_WHAT IS EXPECTED_
Leaving the pictures aside, transcribe every line below exactly.

_INFORMATION PROVIDED_
####

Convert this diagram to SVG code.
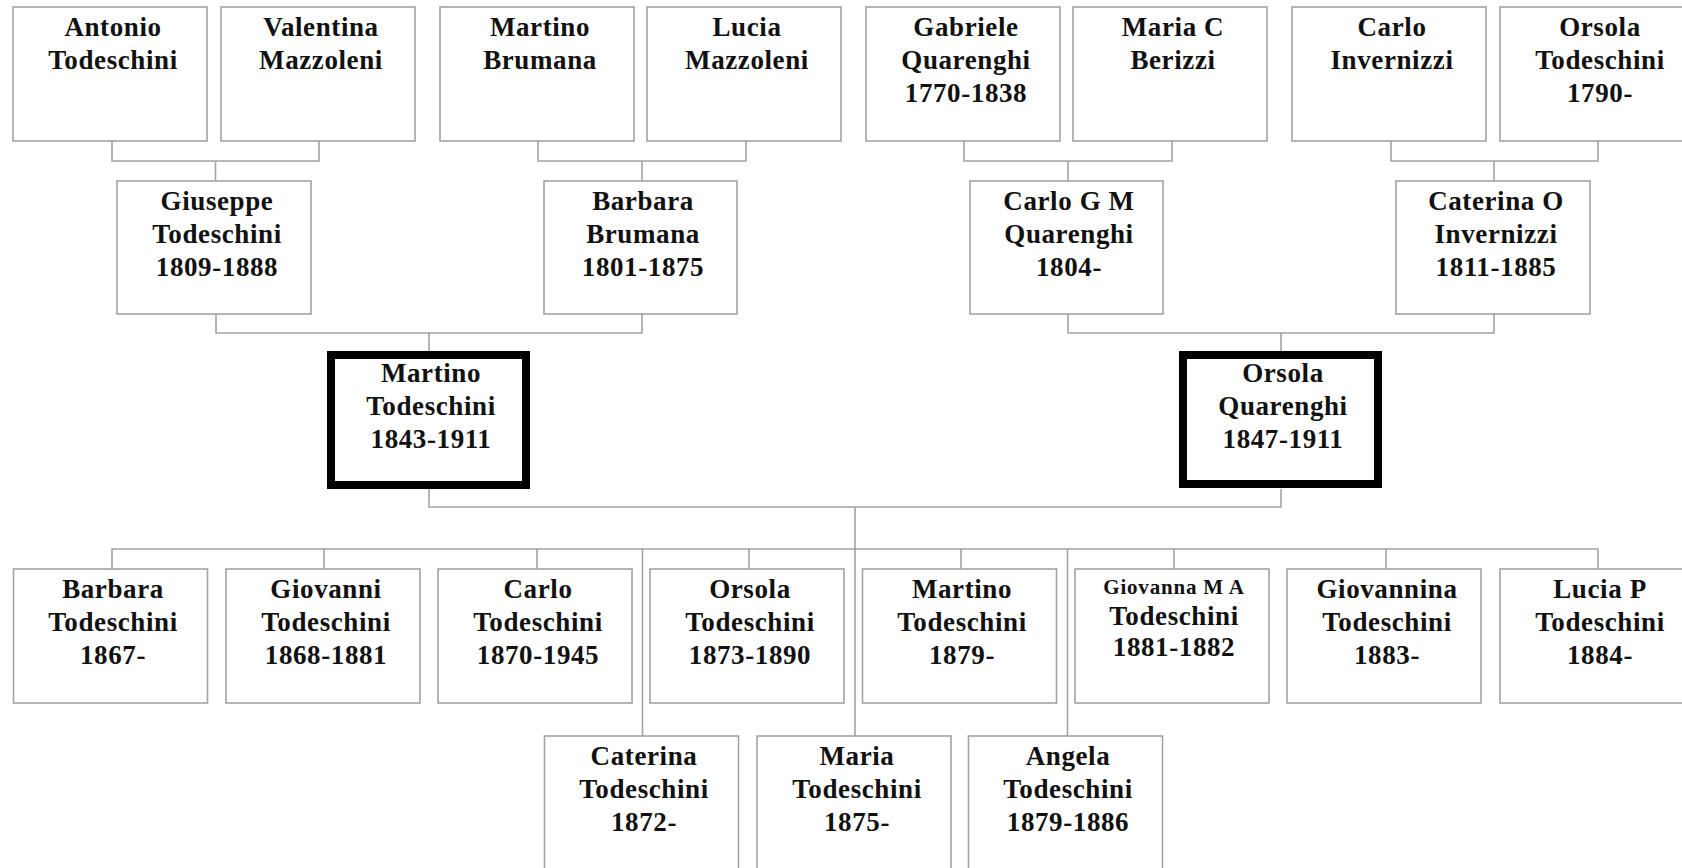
<svg xmlns="http://www.w3.org/2000/svg" width="1682" height="868" viewBox="0 0 1682 868">
<style>
.box{fill:#fff;stroke:#a3a3a3;stroke-width:1.6}
.bold{fill:#fff;stroke:#000;stroke-width:8}
.t{font-family:"Liberation Serif","Times New Roman",serif;font-weight:bold;font-size:27px;text-anchor:middle;fill:#111;letter-spacing:0.6px}
.s{font-size:21px;letter-spacing:0.8px}
.conn{stroke:#a3a3a3;stroke-width:1.6;fill:none}
</style>
<rect x="0" y="0" width="1682" height="868" fill="#fff"/>
<g id="connectors" class="conn">
<path d="M112 141V161H319V141M215.5 161V181"/>
<path d="M538 141V161H746V141M642 161V181"/>
<path d="M964 141V161H1172V141M1068 161V181"/>
<path d="M1391 141V161H1598V141M1494 161V181"/>
<path d="M216 314V333H642V314M429 333V351"/>
<path d="M1068 314V333H1494V314M1281 333V351"/>
<path d="M429 489V507H1281V489M855 507V736"/>
<path d="M112 569V549H1598V569"/>
<path d="M324 549V569M537 549V569M749 549V569M961 549V569M1174 549V569M1386 549V569"/>
<path d="M642.5 549V736M1067.5 549V736"/>
</g>
<g id="n-antonio"><rect class="box" x="13" y="7" width="194" height="134"/><text class="t" x="113" y="36">Antonio<tspan x="113" y="69">Todeschini</tspan></text></g>
<g id="n-valentina"><rect class="box" x="221" y="7" width="194" height="134"/><text class="t" x="321" y="36">Valentina<tspan x="321" y="69">Mazzoleni</tspan></text></g>
<g id="n-martino-b"><rect class="box" x="440" y="7" width="194" height="134"/><text class="t" x="540" y="36">Martino<tspan x="540" y="69">Brumana</tspan></text></g>
<g id="n-lucia-m"><rect class="box" x="647" y="7" width="194" height="134"/><text class="t" x="747" y="36">Lucia<tspan x="747" y="69">Mazzoleni</tspan></text></g>
<g id="n-gabriele"><rect class="box" x="866" y="7" width="194" height="134"/><text class="t" x="966" y="36">Gabriele<tspan x="966" y="69">Quarenghi</tspan><tspan x="966" y="102">1770-1838</tspan></text></g>
<g id="n-maria-c"><rect class="box" x="1073" y="7" width="194" height="134"/><text class="t" x="1173" y="36">Maria C<tspan x="1173" y="69">Berizzi</tspan></text></g>
<g id="n-carlo-i"><rect class="box" x="1292" y="7" width="194" height="134"/><text class="t" x="1392" y="36">Carlo<tspan x="1392" y="69">Invernizzi</tspan></text></g>
<g id="n-orsola-t"><rect class="box" x="1500" y="7" width="194" height="134"/><text class="t" x="1600" y="36">Orsola<tspan x="1600" y="69">Todeschini</tspan><tspan x="1600" y="102">1790-</tspan></text></g>
<g id="n-giuseppe"><rect class="box" x="117" y="181" width="194" height="133"/><text class="t" x="217" y="210">Giuseppe<tspan x="217" y="243">Todeschini</tspan><tspan x="217" y="276">1809-1888</tspan></text></g>
<g id="n-barbara-b"><rect class="box" x="544" y="181" width="193" height="133"/><text class="t" x="643" y="210">Barbara<tspan x="643" y="243">Brumana</tspan><tspan x="643" y="276">1801-1875</tspan></text></g>
<g id="n-carlo-gm"><rect class="box" x="970" y="181" width="193" height="133"/><text class="t" x="1069" y="210">Carlo G M<tspan x="1069" y="243">Quarenghi</tspan><tspan x="1069" y="276">1804-</tspan></text></g>
<g id="n-caterina-o"><rect class="box" x="1396" y="181" width="194" height="133"/><text class="t" x="1496" y="210">Caterina O<tspan x="1496" y="243">Invernizzi</tspan><tspan x="1496" y="276">1811-1885</tspan></text></g>
<g id="n-martino-t"><rect class="bold" x="331" y="355" width="195" height="130"/><text class="t" x="431" y="382">Martino<tspan x="431" y="415">Todeschini</tspan><tspan x="431" y="448">1843-1911</tspan></text></g>
<g id="n-orsola-q"><rect class="bold" x="1183" y="355" width="195" height="129"/><text class="t" x="1283" y="382">Orsola<tspan x="1283" y="415">Quarenghi</tspan><tspan x="1283" y="448">1847-1911</tspan></text></g>
<g id="c-barbara"><rect class="box" x="13.5" y="569" width="194" height="134"/><text class="t" x="113" y="598">Barbara<tspan x="113" y="631">Todeschini</tspan><tspan x="113" y="664">1867-</tspan></text></g>
<g id="c-giovanni"><rect class="box" x="226" y="569" width="194" height="134"/><text class="t" x="326" y="598">Giovanni<tspan x="326" y="631">Todeschini</tspan><tspan x="326" y="664">1868-1881</tspan></text></g>
<g id="c-carlo"><rect class="box" x="438" y="569" width="194" height="134"/><text class="t" x="538" y="598">Carlo<tspan x="538" y="631">Todeschini</tspan><tspan x="538" y="664">1870-1945</tspan></text></g>
<g id="c-orsola"><rect class="box" x="650" y="569" width="194" height="134"/><text class="t" x="750" y="598">Orsola<tspan x="750" y="631">Todeschini</tspan><tspan x="750" y="664">1873-1890</tspan></text></g>
<g id="c-martino"><rect class="box" x="862.5" y="569" width="194" height="134"/><text class="t" x="962" y="598">Martino<tspan x="962" y="631">Todeschini</tspan><tspan x="962" y="664">1879-</tspan></text></g>
<g id="c-giovanna"><rect class="box" x="1075" y="569" width="194" height="134"/><text class="t" x="1174" y="594"><tspan class="s">Giovanna M A</tspan><tspan x="1174" y="625">Todeschini</tspan><tspan x="1174" y="656">1881-1882</tspan></text></g>
<g id="c-giovannina"><rect class="box" x="1287" y="569" width="194" height="134"/><text class="t" x="1387" y="598">Giovannina<tspan x="1387" y="631">Todeschini</tspan><tspan x="1387" y="664">1883-</tspan></text></g>
<g id="c-lucia"><rect class="box" x="1500" y="569" width="194" height="134"/><text class="t" x="1600" y="598">Lucia P<tspan x="1600" y="631">Todeschini</tspan><tspan x="1600" y="664">1884-</tspan></text></g>
<g id="c-caterina"><rect class="box" x="544.5" y="736" width="194" height="134"/><text class="t" x="644" y="765">Caterina<tspan x="644" y="798">Todeschini</tspan><tspan x="644" y="831">1872-</tspan></text></g>
<g id="c-maria"><rect class="box" x="757" y="736" width="194" height="134"/><text class="t" x="857" y="765">Maria<tspan x="857" y="798">Todeschini</tspan><tspan x="857" y="831">1875-</tspan></text></g>
<g id="c-angela"><rect class="box" x="968.5" y="736" width="194" height="134"/><text class="t" x="1068" y="765">Angela<tspan x="1068" y="798">Todeschini</tspan><tspan x="1068" y="831">1879-1886</tspan></text></g>
</svg>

####

_WORKED ANSWER_
Convert this diagram to SVG code.
<svg xmlns="http://www.w3.org/2000/svg" width="1682" height="868" viewBox="0 0 1682 868">
<style>
.box{fill:#fff;stroke:#a3a3a3;stroke-width:1.6}
.bold{fill:#fff;stroke:#000;stroke-width:8}
.t{font-family:"Liberation Serif","Times New Roman",serif;font-weight:bold;font-size:27px;text-anchor:middle;fill:#111;letter-spacing:0.6px}
.s{font-size:21px;letter-spacing:0.8px}
.conn{stroke:#a3a3a3;stroke-width:1.6;fill:none}
</style>
<rect x="0" y="0" width="1682" height="868" fill="#fff"/>
<g id="connectors" class="conn">
<path d="M112 141V161H319V141M215.5 161V181"/>
<path d="M538 141V161H746V141M642 161V181"/>
<path d="M964 141V161H1172V141M1068 161V181"/>
<path d="M1391 141V161H1598V141M1494 161V181"/>
<path d="M216 314V333H642V314M429 333V351"/>
<path d="M1068 314V333H1494V314M1281 333V351"/>
<path d="M429 489V507H1281V489M855 507V736"/>
<path d="M112 569V549H1598V569"/>
<path d="M324 549V569M537 549V569M749 549V569M961 549V569M1174 549V569M1386 549V569"/>
<path d="M642.5 549V736M1067.5 549V736"/>
</g>
<g id="n-antonio"><rect class="box" x="13" y="7" width="194" height="134"/><text class="t" x="113" y="36">Antonio<tspan x="113" y="69">Todeschini</tspan></text></g>
<g id="n-valentina"><rect class="box" x="221" y="7" width="194" height="134"/><text class="t" x="321" y="36">Valentina<tspan x="321" y="69">Mazzoleni</tspan></text></g>
<g id="n-martino-b"><rect class="box" x="440" y="7" width="194" height="134"/><text class="t" x="540" y="36">Martino<tspan x="540" y="69">Brumana</tspan></text></g>
<g id="n-lucia-m"><rect class="box" x="647" y="7" width="194" height="134"/><text class="t" x="747" y="36">Lucia<tspan x="747" y="69">Mazzoleni</tspan></text></g>
<g id="n-gabriele"><rect class="box" x="866" y="7" width="194" height="134"/><text class="t" x="966" y="36">Gabriele<tspan x="966" y="69">Quarenghi</tspan><tspan x="966" y="102">1770-1838</tspan></text></g>
<g id="n-maria-c"><rect class="box" x="1073" y="7" width="194" height="134"/><text class="t" x="1173" y="36">Maria C<tspan x="1173" y="69">Berizzi</tspan></text></g>
<g id="n-carlo-i"><rect class="box" x="1292" y="7" width="194" height="134"/><text class="t" x="1392" y="36">Carlo<tspan x="1392" y="69">Invernizzi</tspan></text></g>
<g id="n-orsola-t"><rect class="box" x="1500" y="7" width="194" height="134"/><text class="t" x="1600" y="36">Orsola<tspan x="1600" y="69">Todeschini</tspan><tspan x="1600" y="102">1790-</tspan></text></g>
<g id="n-giuseppe"><rect class="box" x="117" y="181" width="194" height="133"/><text class="t" x="217" y="210">Giuseppe<tspan x="217" y="243">Todeschini</tspan><tspan x="217" y="276">1809-1888</tspan></text></g>
<g id="n-barbara-b"><rect class="box" x="544" y="181" width="193" height="133"/><text class="t" x="643" y="210">Barbara<tspan x="643" y="243">Brumana</tspan><tspan x="643" y="276">1801-1875</tspan></text></g>
<g id="n-carlo-gm"><rect class="box" x="970" y="181" width="193" height="133"/><text class="t" x="1069" y="210">Carlo G M<tspan x="1069" y="243">Quarenghi</tspan><tspan x="1069" y="276">1804-</tspan></text></g>
<g id="n-caterina-o"><rect class="box" x="1396" y="181" width="194" height="133"/><text class="t" x="1496" y="210">Caterina O<tspan x="1496" y="243">Invernizzi</tspan><tspan x="1496" y="276">1811-1885</tspan></text></g>
<g id="n-martino-t"><rect class="bold" x="331" y="355" width="195" height="130"/><text class="t" x="431" y="382">Martino<tspan x="431" y="415">Todeschini</tspan><tspan x="431" y="448">1843-1911</tspan></text></g>
<g id="n-orsola-q"><rect class="bold" x="1183" y="355" width="195" height="129"/><text class="t" x="1283" y="382">Orsola<tspan x="1283" y="415">Quarenghi</tspan><tspan x="1283" y="448">1847-1911</tspan></text></g>
<g id="c-barbara"><rect class="box" x="13.5" y="569" width="194" height="134"/><text class="t" x="113" y="598">Barbara<tspan x="113" y="631">Todeschini</tspan><tspan x="113" y="664">1867-</tspan></text></g>
<g id="c-giovanni"><rect class="box" x="226" y="569" width="194" height="134"/><text class="t" x="326" y="598">Giovanni<tspan x="326" y="631">Todeschini</tspan><tspan x="326" y="664">1868-1881</tspan></text></g>
<g id="c-carlo"><rect class="box" x="438" y="569" width="194" height="134"/><text class="t" x="538" y="598">Carlo<tspan x="538" y="631">Todeschini</tspan><tspan x="538" y="664">1870-1945</tspan></text></g>
<g id="c-orsola"><rect class="box" x="650" y="569" width="194" height="134"/><text class="t" x="750" y="598">Orsola<tspan x="750" y="631">Todeschini</tspan><tspan x="750" y="664">1873-1890</tspan></text></g>
<g id="c-martino"><rect class="box" x="862.5" y="569" width="194" height="134"/><text class="t" x="962" y="598">Martino<tspan x="962" y="631">Todeschini</tspan><tspan x="962" y="664">1879-</tspan></text></g>
<g id="c-giovanna"><rect class="box" x="1075" y="569" width="194" height="134"/><text class="t" x="1174" y="594"><tspan class="s">Giovanna M A</tspan><tspan x="1174" y="625">Todeschini</tspan><tspan x="1174" y="656">1881-1882</tspan></text></g>
<g id="c-giovannina"><rect class="box" x="1287" y="569" width="194" height="134"/><text class="t" x="1387" y="598">Giovannina<tspan x="1387" y="631">Todeschini</tspan><tspan x="1387" y="664">1883-</tspan></text></g>
<g id="c-lucia"><rect class="box" x="1500" y="569" width="194" height="134"/><text class="t" x="1600" y="598">Lucia P<tspan x="1600" y="631">Todeschini</tspan><tspan x="1600" y="664">1884-</tspan></text></g>
<g id="c-caterina"><rect class="box" x="544.5" y="736" width="194" height="134"/><text class="t" x="644" y="765">Caterina<tspan x="644" y="798">Todeschini</tspan><tspan x="644" y="831">1872-</tspan></text></g>
<g id="c-maria"><rect class="box" x="757" y="736" width="194" height="134"/><text class="t" x="857" y="765">Maria<tspan x="857" y="798">Todeschini</tspan><tspan x="857" y="831">1875-</tspan></text></g>
<g id="c-angela"><rect class="box" x="968.5" y="736" width="194" height="134"/><text class="t" x="1068" y="765">Angela<tspan x="1068" y="798">Todeschini</tspan><tspan x="1068" y="831">1879-1886</tspan></text></g>
</svg>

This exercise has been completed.